Mahindra Giri (India): a range officer with the Uttarakhand Forest Department in Rajaji Tiger Reserve
Mahindra Giri has been at the forefront of managing conflict with leopards. In challenging circumstances, he was able to convince concerned villagers to allow him and his team to translocate to Rajaji Tiger Reserve a leopard that had killed 24 people. Since then, he has successfully captured and relocated six more leopards, protecting both the cats and villagers from any further conflict. As a result, there have no further deaths from leopard attacks. Mahindra now also works with local communities to peacefully resolve conflicts with elephants.
Sathish Sundaram (India)
Working on the beaches and in the waters of the Gulf of Mannar Marine National Park, Sathish Sundaram has rescued numerous dolphins and dugongs from fishing nets and strandings, successfully incubated record numbers of Olive Ridley Turtle eggs, led mangrove restoration, and organised underwater plastic clean-ups. Through targeted and responsive patrols, he has dramatically reduced wildlife crime in the National Park. By collecting evidence of more than 100 poaching attempts, he has enabled recovery of the Park’s sea cucumber population.
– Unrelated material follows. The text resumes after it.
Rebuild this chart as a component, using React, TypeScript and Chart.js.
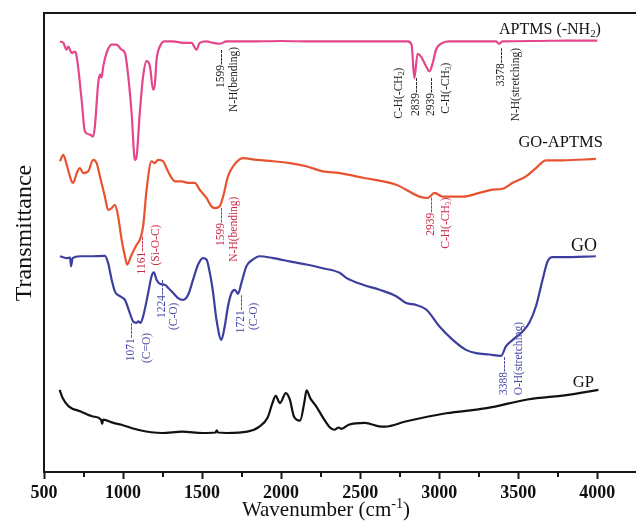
import { useEffect, useRef } from "react";
import { Chart, registerables } from "chart.js";

Chart.register(...registerables);

// [wavenumber (cm-1), transmittance (a.u., offset)]
const APTMS: [number, number][] = [
  [601, 93.8], [622, 93.5], [643, 92.0], [653, 92.7], [675, 91.3], [696, 91.6], [707, 90.5],
  [738, 81.1], [759, 74.2], [791, 73.5], [811, 73.1], [822, 75.3], [843, 84.8], [854, 86.6],
  [864, 85.9], [875, 88.4], [896, 91.3], [928, 93.1], [959, 93.1], [991, 92.0], [1012, 91.3],
  [1033, 86.2], [1054, 78.3], [1075, 68.0], [1086, 68.8], [1106, 78.3], [1127, 86.2], [1149, 89.5],
  [1170, 88.4], [1190, 83.3], [1201, 84.4], [1212, 89.8], [1233, 92.7], [1264, 93.8], [1317, 93.8],
  [1380, 93.5], [1433, 93.5], [1465, 92.0], [1485, 93.5], [1528, 93.8], [1570, 93.5], [1612, 93.3],
  [1654, 93.8], [1800, 93.8], [2000, 93.9], [2200, 93.8], [2400, 93.8], [2600, 93.8], [2800, 93.8],
  [2825, 93.1], [2843, 85.8], [2863, 91.1], [2885, 90.5], [2917, 88.4], [2938, 87.3], [2959, 89.1],
  [2980, 92.0], [3022, 93.5], [3064, 93.8], [3200, 93.8], [3360, 93.8], [3378, 93.3], [3400, 93.8],
  [3600, 93.9], [3800, 94.0], [4000, 94.0],
];

const GO_APTMS: [number, number][] = [
  [601, 67.7], [622, 69.1], [643, 67.0], [675, 63.3], [685, 63.0], [707, 65.1], [727, 66.2],
  [748, 65.1], [780, 65.5], [811, 68.0], [833, 67.3], [854, 64.4], [885, 60.0], [906, 57.1],
  [928, 57.5], [949, 58.2], [969, 55.7], [991, 50.6], [1012, 47.0], [1026, 45.2], [1054, 47.3],
  [1086, 49.5], [1106, 50.6], [1127, 53.5], [1149, 61.5], [1180, 67.7], [1201, 67.3], [1222, 68.0],
  [1254, 67.7], [1275, 66.2], [1307, 64.1], [1328, 63.3], [1370, 63.3], [1412, 63.0], [1454, 63.0],
  [1485, 61.5], [1528, 59.7], [1559, 57.9], [1580, 57.5], [1612, 57.9], [1633, 60.0], [1664, 64.4],
  [1696, 66.6], [1759, 68.4], [1844, 68.0], [1949, 67.7], [2054, 67.3], [2159, 66.6], [2264, 65.5],
  [2370, 65.1], [2517, 64.1], [2728, 62.6], [2875, 60.0], [2928, 59.7], [2970, 60.8], [3022, 60.0],
  [3149, 60.0], [3254, 60.8], [3338, 61.5], [3401, 61.7], [3465, 63.0], [3549, 64.4], [3612, 66.2],
  [3676, 67.9], [3780, 67.9], [3991, 68.2],
];

const GO: [number, number][] = [
  [601, 47.0], [643, 46.6], [665, 46.7], [671, 44.8], [681, 46.6], [727, 47.0], [791, 47.0],
  [885, 47.1], [906, 45.5], [928, 41.9], [949, 39.3], [980, 38.3], [1012, 37.5], [1043, 34.6],
  [1064, 32.8], [1086, 32.5], [1096, 32.8], [1111, 32.5], [1127, 33.9], [1159, 39.0], [1180, 42.6],
  [1195, 43.5], [1212, 41.9], [1233, 41.0], [1264, 40.8], [1286, 40.1], [1317, 39.0], [1348, 37.9],
  [1380, 37.5], [1412, 38.6], [1443, 41.9], [1475, 45.2], [1506, 46.6], [1528, 46.3], [1549, 43.4],
  [1570, 39.0], [1591, 33.2], [1622, 28.8], [1643, 31.7], [1664, 36.1], [1686, 39.0], [1707, 39.7],
  [1727, 38.8], [1749, 41.2], [1780, 44.8], [1822, 46.3], [1864, 47.0], [1949, 46.6], [2054, 45.9],
  [2159, 45.2], [2264, 44.4], [2370, 43.4], [2412, 42.3], [2517, 40.8], [2623, 39.7], [2728, 38.3],
  [2791, 36.8], [2854, 36.4], [2918, 35.4], [3002, 31.7], [3086, 28.8], [3170, 26.6], [3233, 25.9],
  [3317, 25.6], [3391, 25.3], [3423, 27.4], [3465, 28.8], [3528, 30.6], [3570, 32.5], [3612, 36.1],
  [3654, 41.9], [3686, 45.9], [3717, 46.8], [3780, 46.8], [3991, 47.0],
];

const GP: [number, number][] = [
  [599, 17.9], [618, 16.1], [656, 14.3], [732, 13.2], [810, 12.1], [861, 11.4], [868, 10.5],
  [874, 11.4], [939, 10.7], [990, 10.3], [1093, 9.2], [1247, 8.5], [1375, 8.8], [1503, 8.5],
  [1585, 8.6], [1593, 9.1], [1600, 8.6], [1658, 8.5], [1786, 8.8], [1863, 9.9], [1914, 11.8],
  [1945, 15.0], [1966, 16.6], [1992, 15.0], [2030, 17.2], [2055, 15.8], [2081, 12.1], [2120, 11.2],
  [2146, 15.0], [2161, 17.8], [2184, 16.1], [2222, 14.3], [2273, 11.4], [2312, 9.6], [2338, 9.2],
  [2363, 9.7], [2382, 9.4], [2428, 10.3], [2530, 10.7], [2633, 9.9], [2659, 9.9], [2787, 11.0],
  [3044, 12.8], [3301, 13.9], [3558, 15.8], [3815, 16.8], [4007, 17.9],
];

const SERIES_NAMES = ["APTMS (-NH₂)", "GO-APTMS", "GO", "GP"];
const SERIES_COLORS = ["#e4458b", "#e8532f", "#3c3f9d", "#111111"];
// label anchor: [right-edge wavenumber, baseline value, font size]
const SERIES_LABEL_POS: [number, number, number][] = [
  [4023, 95.5, 16],
  [4035, 70.7, 16.5],
  [3998, 48.2, 18],
  [3979, 18.6, 16.5],
];

const X_TICKS = [500, 1000, 1500, 2000, 2500, 3000, 3500, 4000];
const X_TICK_LABELS = ["500", "1000", "1500", "2000", "2500", "3000", "3500", "4000"];
const X_MINOR = [750, 1250, 1750, 2250, 2750, 3250, 3750];
const X_MIN = 500;
const X_MAX = 4245;

// peak notes: [text, wavenumber of column, value at top end of text]
const APTMS_NOTES: [string, number, number][] = [
  ["1599----", 1612, 92.0],
  ["N-H(bending)", 1694, 92.6],
  ["C-H(-CH₂)", 2738, 88.1],
  ["2839----", 2845, 85.9],
  ["2939----", 2941, 85.9],
  ["C-H(-CH₃)", 3036, 89.2],
  ["3378----", 3384, 92.4],
  ["N-H(stretching)", 3479, 92.4],
];
const GO_APTMS_NOTES: [string, number, number][] = [
  ["1161----", 1116, 51.3],
  ["(Si-O-C)", 1201, 53.9],
  ["1599----", 1612, 57.6],
  ["N-H(bending)", 1696, 60.0],
  ["2939----", 2941, 59.8],
  ["C-H(-CH₃)", 3036, 59.8],
];
const GO_NOTES: [string, number, number][] = [
  ["1071----", 1042, 32.5],
  ["(C=O)", 1148, 30.3],
  ["1224----", 1243, 41.9],
  ["(C-O)", 1316, 36.9],
  ["1721----", 1739, 38.6],
  ["(C-O)", 1823, 36.9],
  ["3388----", 3405, 25.1],
  ["O-H(stretching)", 3500, 32.7],
];
const NOTE_GROUPS: { color: string; notes: [string, number, number][] }[] = [
  { color: "#222222", notes: APTMS_NOTES },
  { color: "#c92a45", notes: GO_APTMS_NOTES },
  { color: "#4848a6", notes: GO_NOTES },
];

const X_TITLE = "Wavenumber (cm⁻¹)";
const Y_TITLE = "Transmittance";

const FAMILY = '"Liberation Serif", "Times New Roman", "DejaVu Serif", serif';
const SUBS = "₀₁₂₃₄₅₆₇₈₉";
const SUPS: Record<string, string> = { "⁻": "-", "¹": "1", "²": "2", "³": "3" };

type Run = { s: string; k: "n" | "sub" | "sup" };
function toRuns(text: string): Run[] {
  const runs: Run[] = [];
  for (const ch of text) {
    let k: Run["k"] = "n";
    let s = ch;
    const si = SUBS.indexOf(ch);
    if (si >= 0) { k = "sub"; s = String(si); }
    else if (SUPS[ch] !== undefined) { k = "sup"; s = SUPS[ch]; }
    const last = runs[runs.length - 1];
    if (last && last.k === k) last.s += s;
    else runs.push({ s, k });
  }
  return runs;
}

function drawRich(
  ctx: CanvasRenderingContext2D,
  text: string,
  x: number,
  y: number,
  size: number,
  align: "left" | "right" | "center",
  weight = "normal"
) {
  const runs = toRuns(text);
  const fontFor = (k: Run["k"]) =>
    `${weight} ${k === "n" ? size : size * 0.68}px ${FAMILY}`;
  let total = 0;
  const widths = runs.map((r) => {
    ctx.font = fontFor(r.k);
    const w = ctx.measureText(r.s).width;
    total += w;
    return w;
  });
  let cx = align === "right" ? x - total : align === "center" ? x - total / 2 : x;
  ctx.textAlign = "left";
  ctx.textBaseline = "alphabetic";
  runs.forEach((r, i) => {
    ctx.font = fontFor(r.k);
    const dy = r.k === "sub" ? size * 0.22 : r.k === "sup" ? -size * 0.38 : 0;
    ctx.fillText(r.s, cx, y + dy);
    cx += widths[i];
  });
}

const decorPlugin = {
  id: "decor",
  afterDraw(chart: any) {
    const { ctx, chartArea, scales } = chart;
    const x = scales.x;
    const y = scales.y;
    ctx.save();
    // top frame line
    ctx.strokeStyle = "#161616";
    ctx.lineWidth = 2;
    ctx.beginPath();
    ctx.moveTo(chartArea.left - 1, chartArea.top);
    ctx.lineTo(chart.width, chartArea.top);
    ctx.stroke();
    // minor ticks
    ctx.beginPath();
    for (const v of X_MINOR) {
      const px = Math.round(x.getPixelForValue(v));
      ctx.moveTo(px, chartArea.bottom);
      ctx.lineTo(px, chartArea.bottom + 5);
    }
    ctx.stroke();

    // peak notes (rotated)
    for (const g of NOTE_GROUPS) {
      ctx.fillStyle = g.color;
      for (const [t, wn, top] of g.notes) {
        ctx.save();
        ctx.translate(x.getPixelForValue(wn), y.getPixelForValue(top));
        ctx.rotate(-Math.PI / 2);
        drawRich(ctx, t, 0, 11.5 * 0.34, 11.5, "right");
        ctx.restore();
      }
    }

    // series names
    ctx.fillStyle = "#111111";
    SERIES_NAMES.forEach((name, i) => {
      const [wn, v, size] = SERIES_LABEL_POS[i];
      drawRich(ctx, name, x.getPixelForValue(wn), y.getPixelForValue(v), size, "right");
    });

    // axis titles
    ctx.fillStyle = "#111111";
    drawRich(ctx, X_TITLE, 326, 516, 21, "center");
    ctx.save();
    ctx.translate(23 + 24 * 0.34, 233);
    ctx.rotate(-Math.PI / 2);
    drawRich(ctx, Y_TITLE, 0, 0, 24, "center");
    ctx.restore();

    ctx.restore();
  },
};

const toXY = (arr: [number, number][]) => arr.map(([x, y]) => ({ x, y }));

export default function App() {
  const ref = useRef<HTMLCanvasElement | null>(null);
  useEffect(() => {
    if (!ref.current) return;
    const series = [APTMS, GO_APTMS, GO, GP];
    const chart = new Chart(ref.current, {
      type: "line",
      data: {
        datasets: series.map((s, i) => ({
          label: SERIES_NAMES[i],
          data: toXY(s),
          borderColor: SERIES_COLORS[i],
          borderWidth: 2.2,
          pointRadius: 0,
          fill: false,
          cubicInterpolationMode: "monotone" as const,
        })),
      },
      options: {
        responsive: false,
        animation: false,
        devicePixelRatio: 1,
        layout: { padding: { top: 13, left: 0, right: 0, bottom: 0 } },
        plugins: { legend: { display: false }, tooltip: { enabled: false } },
        scales: {
          x: {
            type: "linear",
            min: X_MIN,
            max: X_MAX,
            afterBuildTicks: (scale: any) => {
              scale.ticks = X_TICKS.map((v) => ({ value: v }));
            },
            afterFit: (scale: any) => {
              scale.height = 51;
            },
            ticks: {
              callback: (v: any) => {
                const i = X_TICKS.indexOf(Number(v));
                return i >= 0 ? X_TICK_LABELS[i] : "";
              },
              font: { family: FAMILY, size: 18, weight: "bold" },
              color: "#111111",
              padding: 4,
              maxRotation: 0,
              autoSkip: false,
            },
            grid: {
              display: true,
              drawOnChartArea: false,
              drawTicks: true,
              tickLength: 7,
              tickWidth: 2,
              tickColor: "#161616",
            },
            border: { display: true, width: 2, color: "#161616" },
          },
          y: {
            type: "linear",
            min: 0,
            max: 100,
            afterFit: (scale: any) => {
              scale.width = 44;
            },
            ticks: { display: false },
            grid: { display: false },
            border: { display: true, width: 2, color: "#161616" },
          },
        },
      },
      plugins: [decorPlugin],
    });
    return () => chart.destroy();
  }, []);
  return (
    <div style={{ position: "absolute", left: 0, top: 0, width: 636, height: 523, background: "#fff" }}>
      <canvas ref={ref} width={636} height={523} style={{ display: "block" }} />
    </div>
  );
}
Sathish Sundaram (India); a forest ranger with the Tamil Nadu Forest Department in Gulf of Mannar Marine National Park
He maintains close contact with local communities and has enlisted the help of fishers and local people to protect dugongs and their habitats. To help communities benefit from conservation, he has initiated ‘Kaarankaadu Community-Based Ecotourism’, which has been recognised for its success by the National Biodiversity Authority.